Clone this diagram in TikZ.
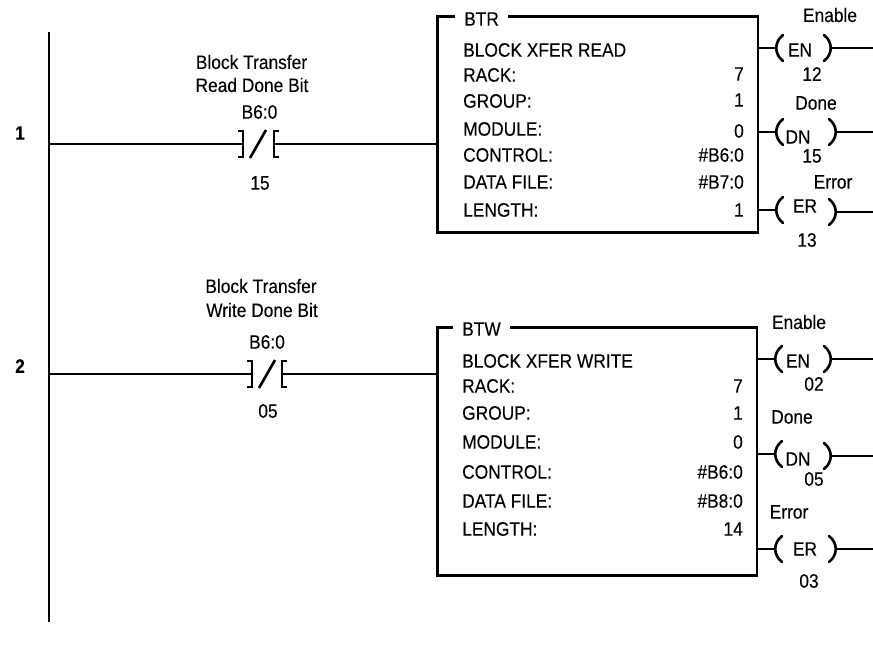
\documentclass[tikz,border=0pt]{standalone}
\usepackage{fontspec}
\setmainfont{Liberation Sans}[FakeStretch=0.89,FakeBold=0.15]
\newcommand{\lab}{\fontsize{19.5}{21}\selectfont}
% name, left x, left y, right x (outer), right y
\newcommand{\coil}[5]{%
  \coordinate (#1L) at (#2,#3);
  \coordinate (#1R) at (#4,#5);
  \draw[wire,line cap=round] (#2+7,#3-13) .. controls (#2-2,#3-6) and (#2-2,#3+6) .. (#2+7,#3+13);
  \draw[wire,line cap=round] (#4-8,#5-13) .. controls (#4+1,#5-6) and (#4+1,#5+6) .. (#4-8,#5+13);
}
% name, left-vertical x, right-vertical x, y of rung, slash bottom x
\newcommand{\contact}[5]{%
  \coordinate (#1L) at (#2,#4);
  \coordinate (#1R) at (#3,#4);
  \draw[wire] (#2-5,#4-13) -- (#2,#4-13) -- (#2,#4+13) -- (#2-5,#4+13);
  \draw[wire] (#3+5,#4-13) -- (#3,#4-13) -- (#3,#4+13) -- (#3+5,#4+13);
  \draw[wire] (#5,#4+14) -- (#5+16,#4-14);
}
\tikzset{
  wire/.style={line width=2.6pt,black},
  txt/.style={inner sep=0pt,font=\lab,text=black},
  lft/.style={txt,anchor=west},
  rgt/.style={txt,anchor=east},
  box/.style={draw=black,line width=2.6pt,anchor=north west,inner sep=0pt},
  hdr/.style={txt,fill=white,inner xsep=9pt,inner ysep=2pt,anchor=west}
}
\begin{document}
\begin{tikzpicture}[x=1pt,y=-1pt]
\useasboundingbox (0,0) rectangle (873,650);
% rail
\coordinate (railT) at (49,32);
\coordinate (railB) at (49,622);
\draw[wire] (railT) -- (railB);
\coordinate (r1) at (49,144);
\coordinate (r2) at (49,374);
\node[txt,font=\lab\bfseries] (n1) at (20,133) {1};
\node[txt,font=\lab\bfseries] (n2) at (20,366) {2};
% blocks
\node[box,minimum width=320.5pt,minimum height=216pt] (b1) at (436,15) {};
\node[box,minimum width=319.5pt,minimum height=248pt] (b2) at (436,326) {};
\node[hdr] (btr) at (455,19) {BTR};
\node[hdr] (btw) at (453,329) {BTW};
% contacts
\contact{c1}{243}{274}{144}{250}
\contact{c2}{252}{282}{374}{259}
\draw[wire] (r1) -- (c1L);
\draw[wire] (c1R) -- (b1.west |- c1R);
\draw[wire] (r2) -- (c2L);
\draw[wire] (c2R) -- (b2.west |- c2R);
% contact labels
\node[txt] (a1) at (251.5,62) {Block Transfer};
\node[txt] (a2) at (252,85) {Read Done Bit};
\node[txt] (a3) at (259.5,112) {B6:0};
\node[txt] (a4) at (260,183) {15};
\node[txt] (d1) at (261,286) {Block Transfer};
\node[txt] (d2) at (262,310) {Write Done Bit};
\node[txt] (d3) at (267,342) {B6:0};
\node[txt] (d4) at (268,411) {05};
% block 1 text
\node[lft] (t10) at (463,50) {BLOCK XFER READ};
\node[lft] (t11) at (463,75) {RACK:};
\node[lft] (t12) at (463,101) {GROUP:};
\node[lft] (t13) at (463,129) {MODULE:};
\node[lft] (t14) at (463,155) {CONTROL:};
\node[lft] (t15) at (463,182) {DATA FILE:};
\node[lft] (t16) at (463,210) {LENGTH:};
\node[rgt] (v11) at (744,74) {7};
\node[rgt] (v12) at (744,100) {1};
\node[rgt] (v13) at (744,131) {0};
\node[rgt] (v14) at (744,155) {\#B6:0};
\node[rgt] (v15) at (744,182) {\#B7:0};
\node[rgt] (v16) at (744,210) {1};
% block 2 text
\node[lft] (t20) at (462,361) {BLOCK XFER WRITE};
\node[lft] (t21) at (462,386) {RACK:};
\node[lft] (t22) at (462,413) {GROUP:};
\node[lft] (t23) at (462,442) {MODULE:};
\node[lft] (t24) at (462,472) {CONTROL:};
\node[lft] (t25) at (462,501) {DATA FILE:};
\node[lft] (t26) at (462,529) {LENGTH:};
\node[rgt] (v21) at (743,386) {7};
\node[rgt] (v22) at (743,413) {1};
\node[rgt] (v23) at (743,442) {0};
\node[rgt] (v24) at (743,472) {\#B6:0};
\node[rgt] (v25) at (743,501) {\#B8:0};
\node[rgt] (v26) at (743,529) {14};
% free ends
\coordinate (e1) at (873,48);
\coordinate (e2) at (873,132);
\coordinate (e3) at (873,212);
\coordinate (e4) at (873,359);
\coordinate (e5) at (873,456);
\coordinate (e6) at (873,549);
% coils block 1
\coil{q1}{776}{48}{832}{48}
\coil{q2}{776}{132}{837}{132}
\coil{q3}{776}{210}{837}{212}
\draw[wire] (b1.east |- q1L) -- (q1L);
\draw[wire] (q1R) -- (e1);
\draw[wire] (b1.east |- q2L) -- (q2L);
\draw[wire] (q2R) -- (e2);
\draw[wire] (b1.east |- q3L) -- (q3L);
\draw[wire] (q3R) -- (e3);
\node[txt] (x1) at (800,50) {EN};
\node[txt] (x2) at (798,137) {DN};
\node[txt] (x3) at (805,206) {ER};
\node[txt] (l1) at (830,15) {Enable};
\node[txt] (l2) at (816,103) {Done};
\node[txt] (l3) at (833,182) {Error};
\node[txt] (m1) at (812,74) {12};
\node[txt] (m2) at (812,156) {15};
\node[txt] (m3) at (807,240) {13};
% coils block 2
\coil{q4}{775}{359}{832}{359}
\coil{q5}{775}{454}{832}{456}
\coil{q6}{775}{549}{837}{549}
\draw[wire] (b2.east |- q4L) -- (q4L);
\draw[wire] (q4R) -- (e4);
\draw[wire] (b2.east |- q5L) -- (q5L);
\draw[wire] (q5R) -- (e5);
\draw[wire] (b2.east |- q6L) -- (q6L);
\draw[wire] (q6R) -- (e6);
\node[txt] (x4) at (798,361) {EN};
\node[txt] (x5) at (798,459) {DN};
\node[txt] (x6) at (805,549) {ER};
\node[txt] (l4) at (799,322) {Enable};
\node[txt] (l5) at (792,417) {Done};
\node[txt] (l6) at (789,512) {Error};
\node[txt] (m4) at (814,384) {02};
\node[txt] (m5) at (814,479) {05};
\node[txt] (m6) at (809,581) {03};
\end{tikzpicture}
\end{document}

--

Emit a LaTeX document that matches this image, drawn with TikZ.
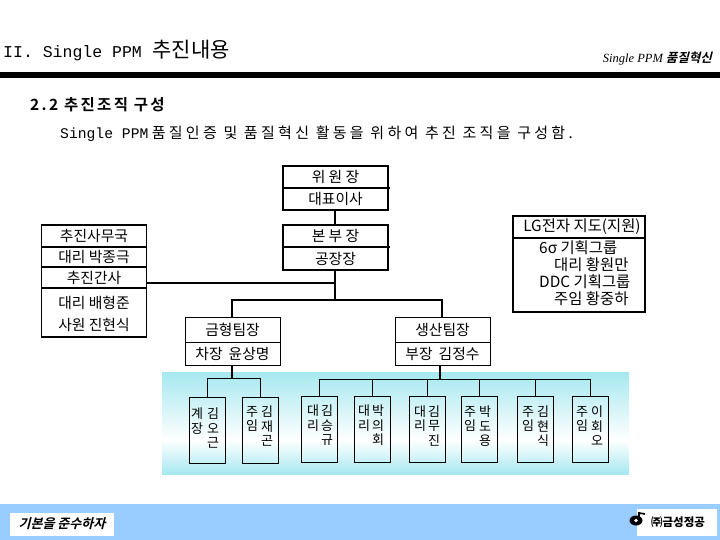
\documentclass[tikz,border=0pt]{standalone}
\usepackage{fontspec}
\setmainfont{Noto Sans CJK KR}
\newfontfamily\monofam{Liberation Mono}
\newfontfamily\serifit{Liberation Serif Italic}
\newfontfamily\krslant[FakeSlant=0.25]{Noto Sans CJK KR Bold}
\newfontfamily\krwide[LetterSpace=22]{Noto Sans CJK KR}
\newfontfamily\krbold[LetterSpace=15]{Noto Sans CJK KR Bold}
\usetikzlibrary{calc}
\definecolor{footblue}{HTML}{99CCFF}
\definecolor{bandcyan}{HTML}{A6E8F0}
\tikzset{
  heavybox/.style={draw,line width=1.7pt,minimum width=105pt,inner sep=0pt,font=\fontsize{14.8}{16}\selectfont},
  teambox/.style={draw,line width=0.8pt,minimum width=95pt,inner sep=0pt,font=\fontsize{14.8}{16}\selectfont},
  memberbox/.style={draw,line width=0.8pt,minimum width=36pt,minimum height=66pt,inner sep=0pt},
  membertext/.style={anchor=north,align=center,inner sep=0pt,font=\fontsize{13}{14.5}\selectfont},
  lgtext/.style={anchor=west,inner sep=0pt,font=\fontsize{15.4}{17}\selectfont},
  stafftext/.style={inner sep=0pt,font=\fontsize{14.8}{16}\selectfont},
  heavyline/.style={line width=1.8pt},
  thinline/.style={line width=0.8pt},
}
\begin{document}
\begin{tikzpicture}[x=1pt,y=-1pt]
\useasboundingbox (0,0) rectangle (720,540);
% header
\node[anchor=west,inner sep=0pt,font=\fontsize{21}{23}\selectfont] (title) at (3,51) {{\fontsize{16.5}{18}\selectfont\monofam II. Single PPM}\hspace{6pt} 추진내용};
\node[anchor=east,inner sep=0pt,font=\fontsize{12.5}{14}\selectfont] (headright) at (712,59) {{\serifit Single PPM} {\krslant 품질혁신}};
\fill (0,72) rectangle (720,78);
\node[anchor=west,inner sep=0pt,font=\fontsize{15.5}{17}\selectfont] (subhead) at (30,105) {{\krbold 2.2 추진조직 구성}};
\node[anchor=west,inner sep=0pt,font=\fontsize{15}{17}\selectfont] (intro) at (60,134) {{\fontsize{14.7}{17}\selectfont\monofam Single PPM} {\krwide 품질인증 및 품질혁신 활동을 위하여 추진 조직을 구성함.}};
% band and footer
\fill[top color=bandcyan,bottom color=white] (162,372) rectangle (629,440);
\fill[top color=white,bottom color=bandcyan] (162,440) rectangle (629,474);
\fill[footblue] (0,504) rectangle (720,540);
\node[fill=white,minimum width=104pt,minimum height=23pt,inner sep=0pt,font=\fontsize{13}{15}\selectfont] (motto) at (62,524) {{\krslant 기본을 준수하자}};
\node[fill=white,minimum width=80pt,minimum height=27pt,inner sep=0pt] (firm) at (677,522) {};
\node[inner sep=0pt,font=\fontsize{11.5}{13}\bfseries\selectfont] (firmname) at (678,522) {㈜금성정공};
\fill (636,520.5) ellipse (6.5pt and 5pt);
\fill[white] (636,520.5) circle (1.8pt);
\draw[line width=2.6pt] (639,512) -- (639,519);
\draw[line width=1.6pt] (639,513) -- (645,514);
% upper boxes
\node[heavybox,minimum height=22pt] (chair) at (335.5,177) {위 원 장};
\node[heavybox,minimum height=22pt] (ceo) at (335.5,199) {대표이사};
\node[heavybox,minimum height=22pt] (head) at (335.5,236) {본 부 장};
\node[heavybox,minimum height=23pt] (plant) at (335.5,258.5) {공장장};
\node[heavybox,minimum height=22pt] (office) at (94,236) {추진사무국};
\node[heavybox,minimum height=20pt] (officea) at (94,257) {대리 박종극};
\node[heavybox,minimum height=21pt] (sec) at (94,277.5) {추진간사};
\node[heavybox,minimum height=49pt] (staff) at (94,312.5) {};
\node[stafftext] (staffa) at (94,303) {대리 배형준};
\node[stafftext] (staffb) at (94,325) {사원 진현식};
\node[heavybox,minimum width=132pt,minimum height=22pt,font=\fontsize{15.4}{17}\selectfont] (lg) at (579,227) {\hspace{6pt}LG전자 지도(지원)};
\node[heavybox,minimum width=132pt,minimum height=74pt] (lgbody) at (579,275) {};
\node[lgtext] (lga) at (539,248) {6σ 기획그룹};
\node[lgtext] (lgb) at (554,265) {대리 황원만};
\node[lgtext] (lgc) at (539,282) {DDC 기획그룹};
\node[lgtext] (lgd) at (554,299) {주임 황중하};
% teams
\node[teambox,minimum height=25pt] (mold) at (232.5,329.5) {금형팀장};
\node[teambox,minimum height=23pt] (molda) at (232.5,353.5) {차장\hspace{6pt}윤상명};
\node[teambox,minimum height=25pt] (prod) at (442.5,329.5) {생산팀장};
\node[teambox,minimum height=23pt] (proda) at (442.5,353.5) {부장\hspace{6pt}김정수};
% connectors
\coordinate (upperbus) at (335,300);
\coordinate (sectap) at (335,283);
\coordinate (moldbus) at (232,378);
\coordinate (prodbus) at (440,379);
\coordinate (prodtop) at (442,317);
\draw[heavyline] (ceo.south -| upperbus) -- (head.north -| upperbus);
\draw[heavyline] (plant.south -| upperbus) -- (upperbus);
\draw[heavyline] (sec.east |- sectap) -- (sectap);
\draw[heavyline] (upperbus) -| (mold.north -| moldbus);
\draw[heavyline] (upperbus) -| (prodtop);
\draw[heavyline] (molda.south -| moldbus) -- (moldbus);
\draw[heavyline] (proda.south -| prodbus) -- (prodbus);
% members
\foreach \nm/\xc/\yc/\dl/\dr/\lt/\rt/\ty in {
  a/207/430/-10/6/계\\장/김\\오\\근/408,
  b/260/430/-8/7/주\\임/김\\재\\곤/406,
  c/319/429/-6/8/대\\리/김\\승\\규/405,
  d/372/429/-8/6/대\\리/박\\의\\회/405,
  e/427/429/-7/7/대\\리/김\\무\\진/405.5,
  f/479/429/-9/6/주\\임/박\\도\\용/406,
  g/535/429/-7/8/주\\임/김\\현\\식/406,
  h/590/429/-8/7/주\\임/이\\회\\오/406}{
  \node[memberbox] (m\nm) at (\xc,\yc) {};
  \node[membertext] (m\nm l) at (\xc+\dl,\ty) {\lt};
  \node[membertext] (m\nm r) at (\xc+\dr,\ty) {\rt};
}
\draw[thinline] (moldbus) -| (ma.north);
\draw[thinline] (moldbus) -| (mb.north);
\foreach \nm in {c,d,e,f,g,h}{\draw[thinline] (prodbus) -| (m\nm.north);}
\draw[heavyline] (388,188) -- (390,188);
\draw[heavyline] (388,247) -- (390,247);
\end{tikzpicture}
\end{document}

* SHORT EXERCISE *
Scan the records for the string "this". Copy each line in which it appears.

* ANSWER TO THE EXERCISE *
Clone this diagram in TikZ.
Emit a LaTeX document that matches this image, drawn with TikZ.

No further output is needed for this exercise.